Godel's original proof of completeness shows that a formula of the form $\forall \exists A$ is either satisfiable or refutable. The quantifier-free formula $A$ is composed of individual variables $v_i$, functional variables $F_i$, and propositional variables $X_i$, conjoined by propositional connectives according to the standard rules. 

The proof constructs a sequence of quantifier-free formulas $A_i$ that can be regarded as approximations to $\forall \exists A$ in a finite domain.  

$A_i$ is constructed by dropping the quantifiers of $\forall \exists A$,  replacing the r-many universal variables of $\forall \exists A$ by the $ith$ r-tuple of variables $x_1, x_2, ...$ in some pre-given ordering, and adding n-many indexed variables (distinct from variables introduced for $A_j, j<i$) to replace the existential variables of $\forall \exists A$. The levels are cumulative so at each level $i$, $A_i$ has $i$-many conjuncts.  
   

A *satisfying system of level n* is a system of functions $\mathfrak{F} = \{f_1^{n},f_2^n,... f_k^n,...\}$ defined on the domain $\{1,2,...,ns\}$ (where $ns$ is the largest index on an individual variable introduced at the $nth$ level), and an assignment $w$ of truth values such that when the functional variables $F_i$ of $A_n$ are replaced by the $f_i^n$, the propositional variables by their truth values under $w$, and the individual variables $v_i$ by their integer indexes, a true proposition results.

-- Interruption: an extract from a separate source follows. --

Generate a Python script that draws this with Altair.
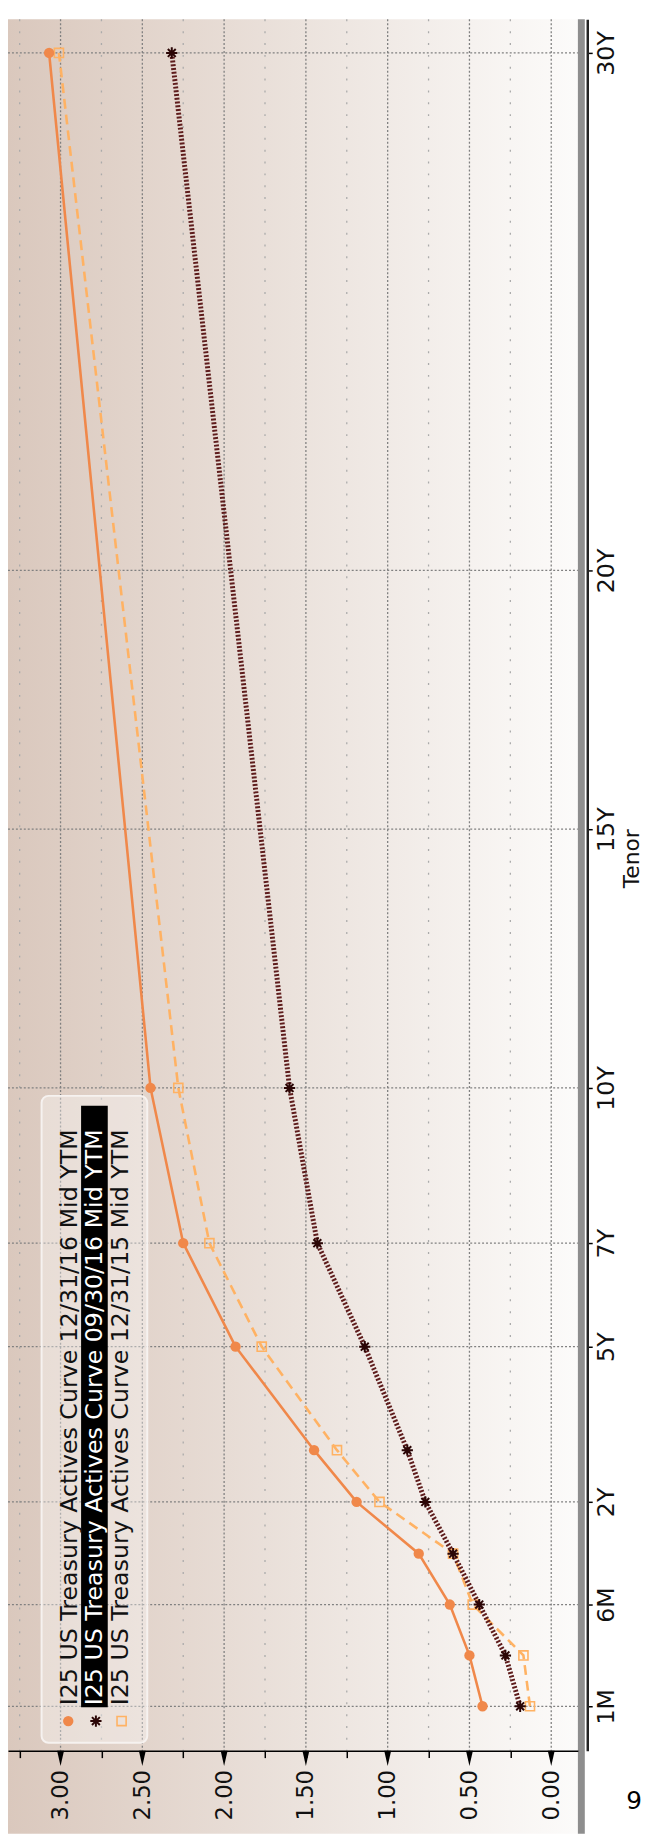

**If we assume that $A$ does not contain functional variables,** then $A_n$ would consist entirely of propositional variables $X_i$ and atomic formulas of the form $G(v_1,...v_n,...v_{ns})$. If we replace individual variables by their indices, then the formulas $G(1, ...,n,...ns)$ may also be treated as propositional variables. The idea is to consider all truth-assignments to these variables representing atomic propositions. A satisfying system would (on the above assumption) simply be an assignment of truth-values such that the resulting propositional counterpart of $A_n$ comes out true. (We allow the interpretation of the predicate letters $G, H, etc.$ to be determined by the truth-assignment.)  

However, $A$ may contain functional variables, so that some of the atomic components have forms such as $G(F_1(v_i), F_2(v_j))$. The functional terms $F_i(v)$ need to be assigned denotations in order for $G(F_1(v_i), F_2(v_j))$ to be treated as a propositional variable and assigned a truth-value. This explains the need for a system of functions to replace the variables $F_i$. **But it does not explain why the functions *must* be defined on the domain $\{1,2,...ns\}$.** 

 

Godel writes:

> Satisfying systems of level $n$
obviously exist if and only if $B_n$ is satisfiable. 

$B_n$ is the propositional counterpart of $A_n$ resulting from the replacements described above 

**Question:** I don't understand the right to left direction in the case where $A$ contains functional variables. Why couldn't $B_n$ be satisfied by a system of level greater than $n$, that is, by replacing the functional variables by a system of functions defined on a domain bounded by some $m > ns$?